INSURANCE companies have a talent for thinking up new "products" to sell, but their most popular policies continue to be whole life, term and the relatively new universal life. Which of those three is best for you?

In pondering that question, bear in mind that you need life insurance early in your career, when your children are young and your assets are low. But if you plan properly as you grow older, your insurance needs should decline or even disappear.

The insurance that protects your family when you need it most for the lowest possible price is term insurance. Premiums are modest when you are young, but advance along with your age. Rates go up every year in the most successful plan. That's annual, renewable and convertible term. If you want, you can convert it automatically into whole life insurance.

Whole life insurance premiums, by contrast, never rise. But whole life buyers start out paying several times as much as they would for term. At Equitable, $212 a year buys $100,000 worth of annual renewable term at age 40 for a man who does not smoke and $198 buys that amount for a woman who does not smoke. By contrast, $100,000 of whole life costs $1,620 a year for nonsmoking males and $1,369 for nonsmoking females at age 40.

The excess premium goes into a whole life cash reserve. When you retire, you can surrender your policy and retrieve a fair amount of the cash in your reserve. If you have kept the policy 25 or 30 years and used dividends to increase the face value, its cash value will be about two thirds the face value of the policy.
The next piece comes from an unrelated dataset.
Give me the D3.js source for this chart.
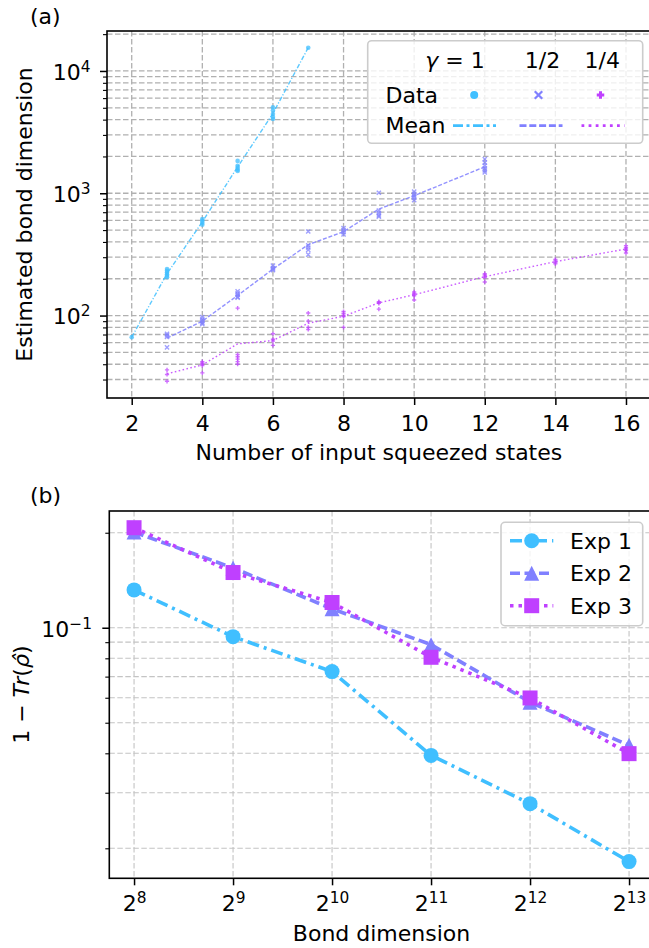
<!DOCTYPE html>
<html>
<head>
<meta charset="utf-8">
<script src="https://cdn.jsdelivr.net/npm/d3@7"></script>
<style>
  body { margin: 0; background: #fff; }
</style>
</head>
<body>
<svg id="chart"></svg>
<script>
// ---------- data, panel (a): estimated bond dimension vs number of squeezed states
const nG1 = [2, 3, 4, 5, 6, 7];
const dataG1 = [[66.6], [240, 232, 225, 218, 212, 206], [615, 595, 575, 553],
  [1840, 1680, 1620, 1560, 1520], [5050, 4750, 4450, 4200, 4050], [15500]];
const meanG1 = [66.6, 220, 585, 1640, 4500, 15500];

const nG2 = [3, 4, 5, 6, 7, 8, 9, 10, 12];
const dataG2 = [[71, 69, 67, 55], [97, 93, 90, 87, 85], [158, 152, 148, 142, 140],
  [256, 245, 240, 235], [487, 375, 360, 345, 315], [520, 500, 480, 460],
  [1010, 720, 690, 660, 645], [1030, 990, 950, 920, 880], [1900, 1780, 1680, 1600, 1540, 1480]];
const meanG2 = [65.3, 90, 146, 240, 380, 485, 743, 955, 1645];

const nG4 = [3, 4, 5, 6, 7, 8, 9, 10, 12, 14, 16];
const dataG4 = [[36, 33, 29], [42, 41, 40, 39, 34], [115, 48, 46, 44, 42, 40], [71, 64, 62, 57],
  [105, 90, 80, 77], [108, 104, 100, 98, 80], [130, 128, 126, 113], [156, 152, 148, 145, 134],
  [220, 215, 210, 205, 188], [288, 280, 272, 265], [373, 360, 350, 340, 325]];
const meanG4 = [33.4, 39.5, 58.7, 62.5, 86.6, 98.7, 127, 148, 208, 276, 350];

const xTicksA = [2, 4, 6, 8, 10, 12, 14, 16];

// ---------- data, panel (b): 1 - Tr(rho) vs bond dimension
const bondExp = [8, 9, 10, 11, 12, 13];
const exp1 = [0.1318, 0.0937, 0.0726, 0.0394, 0.0277, 0.01815];
const exp2 = [0.201, 0.1547, 0.1148, 0.0884, 0.0581, 0.0424];
const exp3 = [0.2075, 0.1496, 0.1202, 0.0806, 0.0599, 0.0399];
const expNames = ["Exp 1", "Exp 2", "Exp 3"];

// ---------- setup
const W = 649, H = 948, FS = 22, SUP = 15.4;
const cols = ["#40bfff", "#8080ff", "#bf40ff"];
const svg = d3.select("#chart").attr("width", W).attr("height", H)
  .style("font-family", "'DejaVu Sans', sans-serif");

function logPad(vals) {
  const lo = Math.log10(d3.min(vals)), hi = Math.log10(d3.max(vals)), m = (hi - lo) * 0.05;
  return [10 ** (lo - m), 10 ** (hi + m)];
}
function minorsOf(y) {
  return y.ticks().filter(d => Math.abs(Math.log10(d) - Math.round(Math.log10(d))) > 1e-6);
}
function supLabel(sel, base, expo) {
  sel.each(function (d) {
    const t = d3.select(this).text(null);
    t.append("tspan").text(base);
    t.append("tspan").attr("dy", -8).attr("font-size", SUP).text(expo(d));
  });
}
function styleAxis(g) {
  g.attr("font-size", FS).attr("font-family", "'DejaVu Sans', sans-serif");
  g.select(".domain").remove();
  g.selectAll(".tick line").attr("stroke", "#000").attr("stroke-width", 1.5);
  g.selectAll(".tick text").attr("fill", "#000");
}
function frame(box) {
  svg.append("rect").attr("x", box.l).attr("y", box.t)
    .attr("width", box.r - box.l).attr("height", box.b - box.t)
    .attr("fill", "none").attr("stroke", "#000").attr("stroke-width", 1.6);
}
function gridLines(g, xs, ys, x, y, box, color, sw) {
  g.selectAll(null).data(xs).join("line")
    .attr("x1", d => x(d)).attr("x2", d => x(d)).attr("y1", box.t).attr("y2", box.b);
  g.selectAll(null).data(ys).join("line")
    .attr("x1", box.l).attr("x2", box.r).attr("y1", d => y(d)).attr("y2", d => y(d));
  g.selectAll("line").attr("stroke", color).attr("stroke-width", sw).attr("stroke-dasharray", "5.5,2.5");
}

// marker paths, centered on 0,0
const mk = {
  circle: s => d3.symbol(d3.symbolCircle, Math.PI * s * s / 4)(),
  x: s => `M${-s / 2},${-s / 2}L${s / 2},${s / 2}M${-s / 2},${s / 2}L${s / 2},${-s / 2}`,
  plus: s => `M${-s / 2},0H${s / 2}M0,${-s / 2}V${s / 2}`,
  tri: s => `M0,${-s / 2}L${s / 2},${s / 2}L${-s / 2},${s / 2}Z`,
  square: s => `M${-s / 2},${-s / 2}h${s}v${s}h${-s}Z`
};

// ================= panel (a)
const A = { l: 107, r: 650.7, t: 31, b: 398 };
const seriesA = [
  { n: nG1, data: dataG1, mean: meanG1, mark: "circle", dash: "4.5,1.8,1.2,1.8" },
  { n: nG2, data: dataG2, mean: meanG2, mark: "x", dash: "4,1.8" },
  { n: nG4, data: dataG4, mean: meanG4, mark: "plus", dash: "1.6,2.4" }
];
const allN = seriesA.flatMap(s => s.n);
const [n0, n1] = d3.extent(allN), padN = (n1 - n0) * 0.05;
const xA = d3.scaleLinear().domain([n0 - padN, n1 + padN]).range([A.l, A.r]);
const yA = d3.scaleLog().domain(logPad(seriesA.flatMap(s => s.data.flat()))).range([A.b, A.t]);
const majorsA = yA.ticks().filter(d => !minorsOf(yA).includes(d));

gridLines(svg.append("g"), xTicksA, yA.ticks(), xA, yA, A, "#b0b0b0", 1.3);

seriesA.forEach((s, i) => {
  const g = svg.append("g");
  const pts = s.n.flatMap((n, j) => s.data[j].map(v => [n, v]));
  const p = g.selectAll(null).data(pts).join("path")
    .attr("transform", d => `translate(${xA(d[0])},${yA(d[1])})`)
    .attr("d", mk[s.mark](s.mark === "circle" ? 4.6 : 4.2))
    .attr("opacity", 0.75);
  if (s.mark === "circle") p.attr("fill", cols[i]);
  else p.attr("fill", "none").attr("stroke", cols[i]).attr("stroke-width", 1.4);
  g.append("path")
    .datum(s.n.map((n, j) => [n, s.mean[j]]))
    .attr("d", d3.line().x(d => xA(d[0])).y(d => yA(d[1])))
    .attr("fill", "none").attr("stroke", cols[i]).attr("stroke-width", 1.4)
    .attr("stroke-dasharray", s.dash).attr("opacity", 0.85);
});

svg.append("g").attr("transform", `translate(0,${A.b})`)
  .call(d3.axisBottom(xA).tickValues(xTicksA).tickSize(7).tickFormat(d3.format("d")))
  .call(styleAxis)
  .call(g => g.selectAll(".tick text").attr("y", 32.7).attr("dy", null));

svg.append("g").attr("transform", `translate(${A.l},0)`)
  .call(d3.axisLeft(yA).tickValues(minorsOf(yA)).tickSize(4).tickFormat(""))
  .call(styleAxis)
  .call(g => g.selectAll(".tick line").attr("stroke-width", 1.1));
svg.append("g").attr("transform", `translate(${A.l},0)`)
  .call(d3.axisLeft(yA).tickValues(majorsA).tickSize(7).tickPadding(9.5).tickFormat(""))
  .call(styleAxis)
  .call(g => g.selectAll(".tick text").attr("dy", 8.3)
    .call(supLabel, "10", d => String(Math.round(Math.log10(d))).replace("-", "\u2212")));

frame(A);

svg.append("text").attr("x", 30).attr("y", 23.5).attr("font-size", FS).text("(a)");
svg.append("text").attr("x", (A.l + A.r) / 2).attr("y", 459.5).attr("text-anchor", "middle")
  .attr("font-size", FS).text("Number of input squeezed states");
svg.append("text").attr("transform", `translate(31.5,${(A.t + A.b) / 2}) rotate(-90)`)
  .attr("text-anchor", "middle").attr("font-size", FS).text("Estimated bond dimension");

// legend (a)
const legA = svg.append("g");
legA.append("rect").attr("x", 367.7).attr("y", 40.7).attr("width", 275).attr("height", 102.6)
  .attr("rx", 4).attr("fill", "#fff").attr("fill-opacity", 0.8)
  .attr("stroke", "#cccccc").attr("stroke-width", 1.6);
const headX = [455, 542.5, 602.3], colX = [474.5, 541, 603];
const h0 = legA.append("text").attr("x", headX[0]).attr("y", 68.3).attr("text-anchor", "middle").attr("font-size", FS);
h0.append("tspan").attr("font-style", "italic").text("γ");
h0.append("tspan").text(" = 1");
["1/2", "1/4"].forEach((t, i) => legA.append("text").attr("x", headX[i + 1]).attr("y", 68.3)
  .attr("text-anchor", "middle").attr("font-size", FS).text(t));
legA.append("text").attr("x", 385.5).attr("y", 102.7).attr("font-size", FS).text("Data");
legA.append("text").attr("x", 385.5).attr("y", 132.7).attr("font-size", FS).text("Mean");
const legDash = ["10,3.5,3,3.5", "7,2.8", "2.8,4.3"];
seriesA.forEach((s, i) => {
  const m = legA.append("path").attr("transform", `translate(${colX[i] - (i === 0 ? 0.3 : 2.5)},95)`)
    .attr("d", mk[s.mark](s.mark === "circle" ? 8 : 7.5));
  if (s.mark === "circle") m.attr("fill", cols[i]);
  else m.attr("fill", "none").attr("stroke", cols[i]).attr("stroke-width", s.mark === "x" ? 2.2 : 3);
  legA.append("line").attr("x1", colX[i] - 21.5).attr("x2", colX[i] + 21.5)
    .attr("y1", 125.7).attr("y2", 125.7)
    .attr("stroke", cols[i]).attr("stroke-width", 2.8).attr("stroke-dasharray", legDash[i]);
});

// ================= panel (b)
const B = { l: 109.3, r: 653.8, t: 511, b: 878.3 };
const bond = bondExp.map(e => 2 ** e);
const seriesB = [
  { v: exp1, mark: "circle", dash: "12,5,3,5" },
  { v: exp2, mark: "tri", dash: "10,4.5" },
  { v: exp3, mark: "square", dash: "3.5,5" }
];
const padE = (d3.max(bondExp) - d3.min(bondExp)) * 0.05;
const xB = d3.scaleLog().base(2)
  .domain([2 ** (d3.min(bondExp) - padE), 2 ** (d3.max(bondExp) + padE)]).range([B.l, B.r]);
const yB = d3.scaleLog().domain(logPad(seriesB.flatMap(s => s.v))).range([B.b, B.t]);
const majorsB = yB.ticks().filter(d => !minorsOf(yB).includes(d));

gridLines(svg.append("g"), bond, yB.ticks(), xB, yB, B, "#c4c4c4", 1.1);

seriesB.forEach((s, i) => {
  const g = svg.append("g");
  g.append("path").datum(bond.map((b, j) => [b, s.v[j]]))
    .attr("d", d3.line().x(d => xB(d[0])).y(d => yB(d[1])))
    .attr("fill", "none").attr("stroke", cols[i]).attr("stroke-width", 3.6)
    .attr("stroke-dasharray", s.dash);
  g.selectAll(null).data(bond.map((b, j) => [b, s.v[j]])).join("path")
    .attr("transform", d => `translate(${xB(d[0])},${yB(d[1])})`)
    .attr("d", mk[s.mark](15)).attr("fill", cols[i]);
});

svg.append("g").attr("transform", `translate(0,${B.b})`)
  .call(d3.axisBottom(xB).tickValues(bond).tickSize(7).tickFormat(""))
  .call(styleAxis)
  .call(g => g.selectAll(".tick text").attr("y", 32.4).attr("dy", null)
    .call(supLabel, "2", d => Math.round(Math.log2(d))));

svg.append("g").attr("transform", `translate(${B.l},0)`)
  .call(d3.axisLeft(yB).tickValues(minorsOf(yB)).tickSize(4).tickFormat(""))
  .call(styleAxis)
  .call(g => g.selectAll(".tick line").attr("stroke-width", 1.1));
svg.append("g").attr("transform", `translate(${B.l},0)`)
  .call(d3.axisLeft(yB).tickValues(majorsB).tickSize(7).tickPadding(10.3).tickFormat(""))
  .call(styleAxis)
  .call(g => g.selectAll(".tick text").attr("dy", 8.3)
    .call(supLabel, "10", d => String(Math.round(Math.log10(d))).replace("-", "\u2212")));

frame(B);

svg.append("text").attr("x", 30).attr("y", 502.5).attr("font-size", FS).text("(b)");
svg.append("text").attr("x", (B.l + B.r) / 2).attr("y", 940.7).attr("text-anchor", "middle")
  .attr("font-size", FS).text("Bond dimension");
const yl = svg.append("text").attr("transform", `translate(28.5,${(B.t + B.b) / 2}) rotate(-90)`)
  .attr("text-anchor", "middle").attr("font-size", FS);
yl.append("tspan").text("1 \u2212 ");
yl.append("tspan").attr("font-style", "italic").text("Tr");
yl.append("tspan").text("(");
yl.append("tspan").attr("font-style", "italic").text("\u03C1\u0302");
yl.append("tspan").text(")");

// legend (b)
const legB = svg.append("g");
legB.append("rect").attr("x", 501).attr("y", 522.3).attr("width", 141.7).attr("height", 103.4)
  .attr("rx", 4).attr("fill", "#fff").attr("fill-opacity", 0.8)
  .attr("stroke", "#cccccc").attr("stroke-width", 1.6);
const rowY = [540.7, 573.3, 605.7];
seriesB.forEach((s, i) => {
  legB.append("line").attr("x1", 510).attr("x2", 553.3).attr("y1", rowY[i]).attr("y2", rowY[i])
    .attr("stroke", cols[i]).attr("stroke-width", 3.6).attr("stroke-dasharray", s.dash);
  legB.append("path").attr("transform", `translate(531.7,${rowY[i]})`)
    .attr("d", mk[s.mark](15)).attr("fill", cols[i]);
  legB.append("text").attr("x", 570).attr("y", rowY[i] + 7.8).attr("font-size", FS).text(expNames[i]);
});
</script>
</body>
</html>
Whole life is a form of savings account. The tax deferred earnings grow, but the policyholder usually collects just a modest interest rate on his savings. And whole life has other disadvantages. There are heavy sales charges, typically 55% of the first year's premium, plus 5% annually for the next nine years.

You cannot withdraw any of your paid in cash and still remain insured. So if you need the money, you will have to borrow against it, typically at 8% to 10% interest or less if you bought the policy before 1980, You can't vary the premium or freely increase the insurance protection to suit your changing situation, either.

But you can do all that and more, with universal life insurance. This policy combines term insurance with a tax deferred savings account that pays a variable interest rate. So if you want to protect your family and build up tax deferred savings, one way to do it is to buy a universal life policy.

One important warning: Although universal life costs less than ordinary whole life, you have to shop for a policy with utmost care, because these policies too can carry large sale commissions, amounting to 50% or more of your first year's premium. Universal life does not always make sense for people who need less than $50,000 of insurance. It is often the case that the smaller the policy, the more burdensome the fees.